What are Your Communications Goals?
You know communication is important. However, communication goes well beyond saying a bunch of words. Communication must have purpose and meaning behind it. Otherwise, you’re communicating just for the sake of communicating. It’s not the act of communicating that’s important, but rather the goal you’re trying to achieve through your communications.
Don’t communicate simply to communicate
Many district leaders understand how important it is to be consistent. Once you create a content schedule, you have to stick to it. Stakeholders would get confused if you skipped a monthly newsletter or weekly superintendent update. For that reason, some districts put out content just for the sake of putting out content.
You can’t have consistency without purpose. Yes, consistency is important, but there also needs to be a purpose behind every piece of communication. Once you say something, there’s no taking it back. Your content must offer value to stakeholders, especially since they’re going out of their way to read or watch it. Make content worth their while by communicating with purpose!
Define your goals before communicating
Every piece of communication starts with a goal.
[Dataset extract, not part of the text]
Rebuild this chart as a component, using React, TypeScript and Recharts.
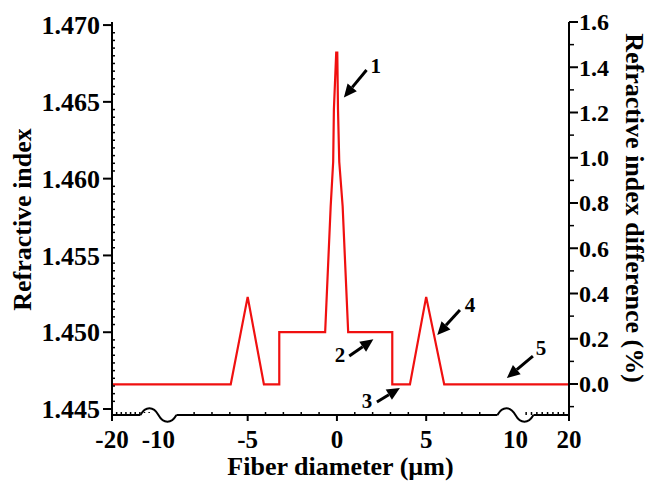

That goal could be something as simple as boosting attendance at the next school board meeting. Or, the goal might be to strengthen stakeholder relationships and gain their support. Create the goal first, then write the message. Goals should be at the root of everything you say!
Keep in mind that goals can (and should) evolve over time. As goals change, so should your communications. New goals impact where you communicate, how often you communicate, who you communicate with and the types of messages you communicate. Allow your communications to be flexible and open to change.
Always keep the purpose front of mind
As you create content, you should be actively thinking about your goals and purpose. They’re the driving force behind all communications. Throughout the content creation process, ask yourself questions like, “Why am I writing this? How does it contribute to my goals?” This will help you stay on track and send out communications that benefit both stakeholders and your district.
Communications exist to support your goals. If you didn’t have a goal in mind, there would be no reason to communicate! Goal setting is just as important as the content creation process, and only once you have a goal in mind can you begin communicating with stakeholders.